To this extent, ASEAN should be regarded in the future as a regional institution, not only a group of state in region, thus bringing a more strategic approach to open dialogue and negotiation with other external forces. In this sense, ASEAN needs a specific foreign policy doctrine that can strategically respond challenges regional and international problems.

Thus, ‘ASEAN Centrality’ shall be recalled in order to minimize the conflict. Bringing the ‘ASEAN Centrality’ back in means that ASEAN shall have a more flexible approach to deal with regional issues and ASEAN member states shall involve regional institutios or norms to deal with this problem. On the other words, ASEAN need a ‘common foreign policy’ to deal with South China Sea issue.

There have been many approaches that can be transformed into a more progressive foreign policy approach in ASEAN. For example, in 1990s, Thailand’s Foreign Minister Surin Pitsuwan embraced ‘flexible engagement’ concept as a formula in managing ASEAN’s relations with other states. This concept was rejected –because some states feel that ASEAN should not tamper its non-interference rule— but is in fact more progressive than the traditional ‘ASEAN Way’ approach.

Surin’s proposal, at that time, was to include ASEAN in any negotiations that affect regional stability and dynamics. According to his explanation, if a dialogue partner pursues economic policies that ASEAN perceives as detrimental to its interests, it should be within ASEAN’s rights to call for changes in that policy.
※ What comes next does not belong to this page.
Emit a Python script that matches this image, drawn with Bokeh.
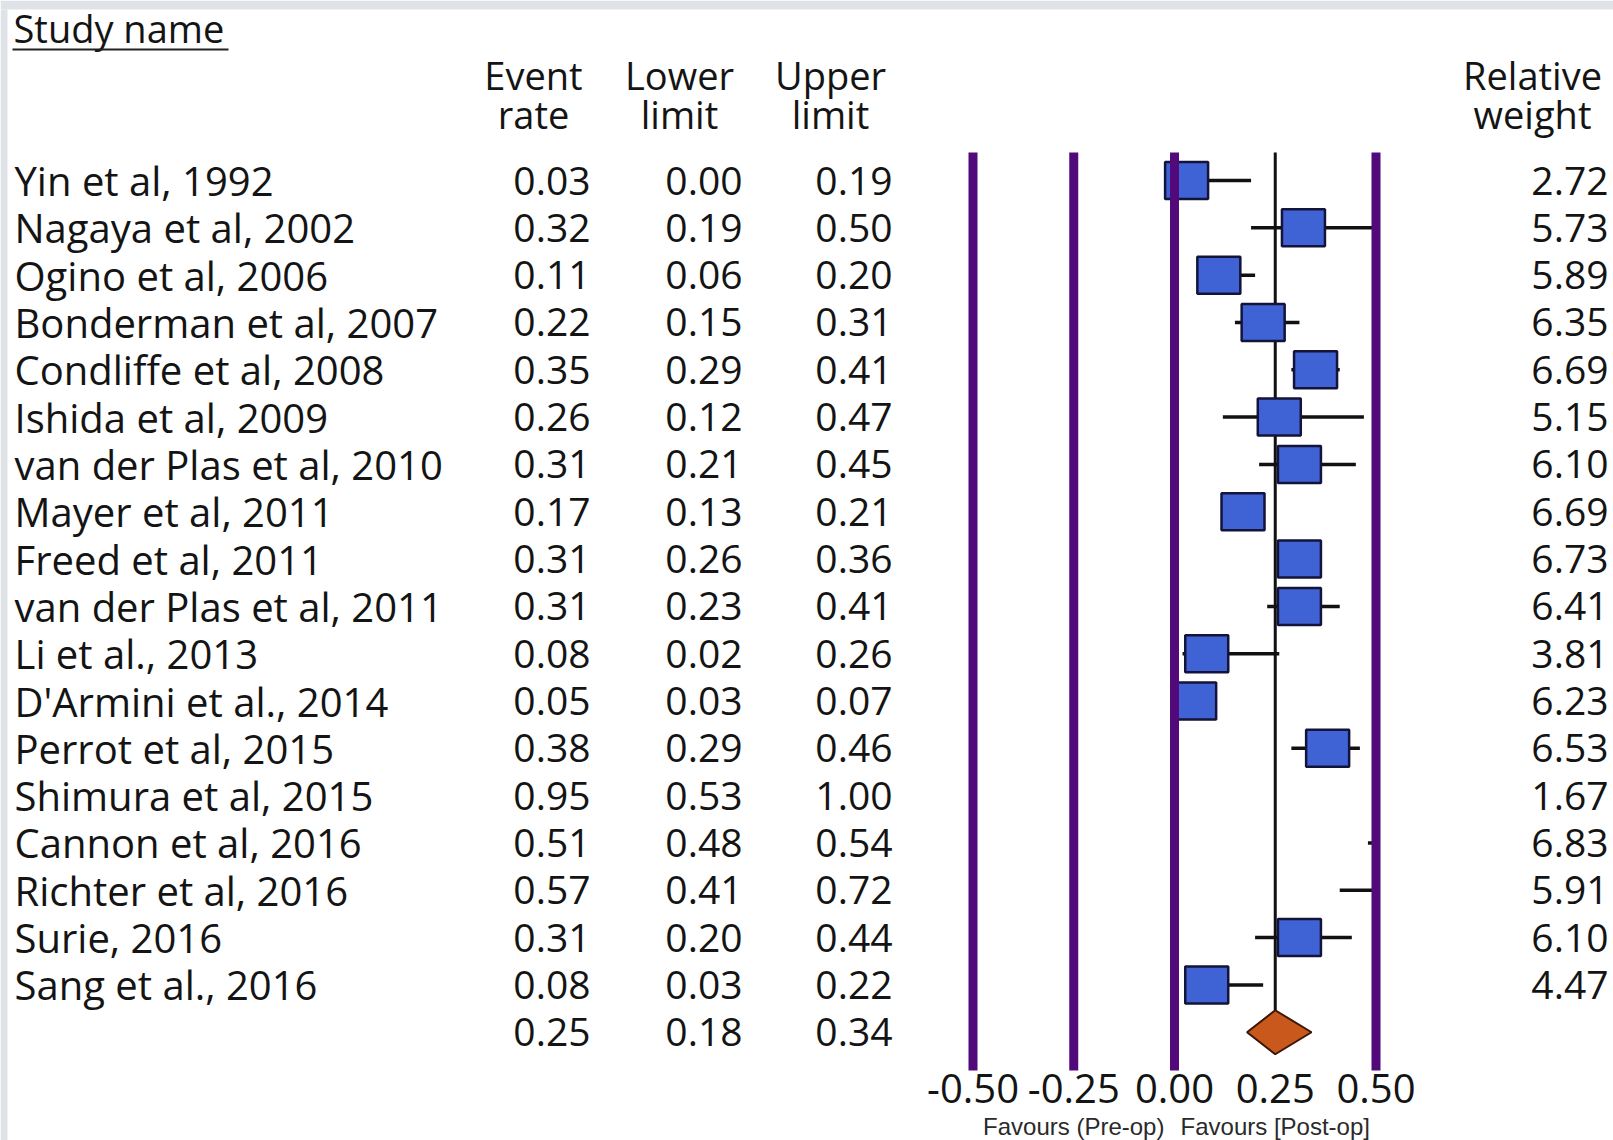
from bokeh.plotting import figure
from bokeh.models import Range1d, ColumnDataSource
from bokeh.core.properties import value
from bokeh.embed import file_html
from bokeh.resources import INLINE
import numpy as np

# ---------------- data ----------------
studies = ["Yin et al, 1992", "Nagaya et al, 2002", "Ogino et al, 2006",
           "Bonderman et al, 2007", "Condliffe et al, 2008", "Ishida et al, 2009",
           "van der Plas et al, 2010", "Mayer et al, 2011", "Freed et al, 2011",
           "van der Plas et al, 2011", "Li et al., 2013", "D'Armini et al., 2014",
           "Perrot et al, 2015", "Shimura et al, 2015", "Cannon et al, 2016",
           "Richter et al, 2016", "Surie, 2016", "Sang et al., 2016"]
event_rate = [0.03, 0.32, 0.11, 0.22, 0.35, 0.26, 0.31, 0.17, 0.31, 0.31,
              0.08, 0.05, 0.38, 0.95, 0.51, 0.57, 0.31, 0.08]
lower_limit = [0.00, 0.19, 0.06, 0.15, 0.29, 0.12, 0.21, 0.13, 0.26, 0.23,
               0.02, 0.03, 0.29, 0.53, 0.48, 0.41, 0.20, 0.03]
upper_limit = [0.19, 0.50, 0.20, 0.31, 0.41, 0.47, 0.45, 0.21, 0.36, 0.41,
               0.26, 0.07, 0.46, 1.00, 0.54, 0.72, 0.44, 0.22]
rel_weight = [2.72, 5.73, 5.89, 6.35, 6.69, 5.15, 6.10, 6.69, 6.73, 6.41,
              3.81, 6.23, 6.53, 1.67, 6.83, 5.91, 6.10, 4.47]
pooled_rate = 0.25
pooled_lower = 0.18
pooled_upper = 0.34
axis_ticks = [-0.50, -0.25, 0.00, 0.25, 0.50]
ref_lines = [-0.50, -0.25, 0.00, 0.50]
favour_labels = ["Favours (Pre-op)", "Favours [Post-op]"]
favour_pos = [-0.25, 0.25]
x_min, x_max = -0.5, 0.5

# ---------------- layout helpers ----------------
W, H = 1613, 1140
PXU = 403.0                      # pixels per unit on the forest axis
X0 = x_min - 972.5 / PXU
X1 = X0 + W / PXU
RH = 47.32                       # row height in pixels
ROW0 = 180.0                     # centre of first row in pixels
Y_T = -ROW0 / RH
Y_B = Y_T + H / RH

def xd(px):
    return X0 + px / PXU

def yd(py):
    return (py - ROW0) / RH

FONT = value("Open Sans")
TXT = "#141414"
FS = "39px"
n = len(studies)
rows = np.arange(n)
summary_row = n

p = figure(width=W, height=H, x_range=Range1d(X0, X1), y_range=Range1d(Y_B, Y_T),
           output_backend="svg", toolbar_location=None,
           x_axis_location=None, y_axis_location=None, min_border=0)
p.grid.visible = False
p.outline_line_color = None
p.background_fill_color = "#ffffff"
p.border_fill_color = "#ffffff"

# page frame bands
gray = "#dfe3e8"
p.quad(left=X0, right=X1, top=Y_T, bottom=yd(9), fill_color=gray, line_color=None)
p.quad(left=X0, right=xd(7), top=yd(9), bottom=Y_B, fill_color=gray, line_color=None)

# ---------------- headers ----------------
p.text(x=[xd(13)], y=[yd(27)], text=["Study name"], text_font=FONT,
       text_font_size="38px", text_color=TXT, text_baseline="middle")
p.segment(x0=[xd(12)], y0=[yd(49)], x1=[xd(228)], y1=[yd(49)],
          line_color="#222222", line_width=2)

hdr_x = [xd(533), xd(679), xd(830), xd(1532)]
hdr1 = ["Event", "Lower", "Upper", "Relative"]
hdr2 = ["rate", "limit", "limit", "weight"]
p.text(x=hdr_x, y=[yd(74)] * 4, text=hdr1, text_font=FONT, text_font_size="38px",
       text_color=TXT, text_align="center", text_baseline="middle")
p.text(x=hdr_x, y=[yd(113)] * 4, text=hdr2, text_font=FONT, text_font_size="38px",
       text_color=TXT, text_align="center", text_baseline="middle")

# ---------------- table columns ----------------
yc = list(rows.astype(float))
p.text(x=[xd(14)] * n, y=yc, text=studies, text_font=FONT, text_font_size="40px",
       text_color=TXT, text_baseline="middle")

col_er = [f"{v:.2f}" for v in event_rate] + [f"{pooled_rate:.2f}"]
col_lo = [f"{v:.2f}" for v in lower_limit] + [f"{pooled_lower:.2f}"]
col_hi = [f"{v:.2f}" for v in upper_limit] + [f"{pooled_upper:.2f}"]
yc_all = list(np.arange(n + 1).astype(float))
for colx, col in ((590, col_er), (742, col_lo), (892, col_hi)):
    p.text(x=[xd(colx)] * (n + 1), y=yc_all, text=col, text_font=FONT,
           text_font_size=FS, text_color=TXT, text_align="right",
           text_baseline="middle")
p.text(x=[xd(1608)] * n, y=yc, text=[f"{v:.2f}" for v in rel_weight], text_font=FONT,
       text_font_size=FS, text_color=TXT, text_align="right",
       text_baseline="middle")

# ---------------- forest plot ----------------
dia_h = 22.0 / RH
line_top = yd(152)
line_bot = yd(1070)

# pooled estimate line
p.segment(x0=[pooled_rate], y0=[line_top], x1=[pooled_rate], y1=[summary_row - dia_h],
          line_color="#111111", line_width=3)

# whiskers (clipped to the axis range)
er = np.array(event_rate)
lo = np.clip(np.array(lower_limit), x_min, x_max)
hi = np.clip(np.array(upper_limit), x_min, x_max)
wm = np.array(lower_limit) < x_max
p.segment(x0=lo[wm], y0=rows[wm], x1=hi[wm], y1=rows[wm],
          line_color="#111111", line_width=3.5)

# boxes (only estimates inside the axis range)
bm = (er >= x_min) & (er <= x_max)
box_src = ColumnDataSource(dict(x=er[bm], y=rows[bm], w=np.array(rel_weight)[bm]))
p.rect(x="x", y="y", width=43, height=37, width_units="screen", height_units="screen",
       source=box_src, fill_color="#3f62d4", line_color="#14143a", line_width=2.5)

# summary diamond
p.patch(x=[pooled_lower, pooled_rate, pooled_upper, pooled_rate],
        y=[summary_row, summary_row - dia_h, summary_row, summary_row + dia_h],
        fill_color="#c9581c", line_color="#3a1706", line_width=2)

# reference lines
p.segment(x0=ref_lines, y0=[line_top] * len(ref_lines), x1=ref_lines,
          y1=[line_bot] * len(ref_lines), line_color="#520a7a", line_width=9)

# axis tick labels
p.text(x=axis_ticks, y=[yd(1088)] * len(axis_ticks), text=[f"{t:.2f}" for t in axis_ticks],
       text_font=FONT, text_font_size="40px", text_color=TXT, text_align="center",
       text_baseline="middle")

# favours labels
p.text(x=favour_pos, y=[yd(1126)] * 2, text=favour_labels,
       text_font=value("Liberation Sans"), text_font_size="24px", text_color="#2a2a2a",
       text_align="center", text_baseline="middle")

open("out.html", "w").write(file_html(p, INLINE))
There are also many other concepts, besides Surin’s flexible engagement’, that can be proposed as an alternative for ASEAN to deal with rising international problems. We should consider other ideas from Brunei or other Southeast Asian states to make sure that ASEAN can be truly served as ‘people-oriented’ community.

To welcome the upcoming ASEAN Community, it is important for ASEAN leaders to modernize ASEAN institutional framework by having a specific doctrine on its post-2015 foreign policy. Failure to do so will prevent ASEAN to strategically address territorial disputes in South China Sea.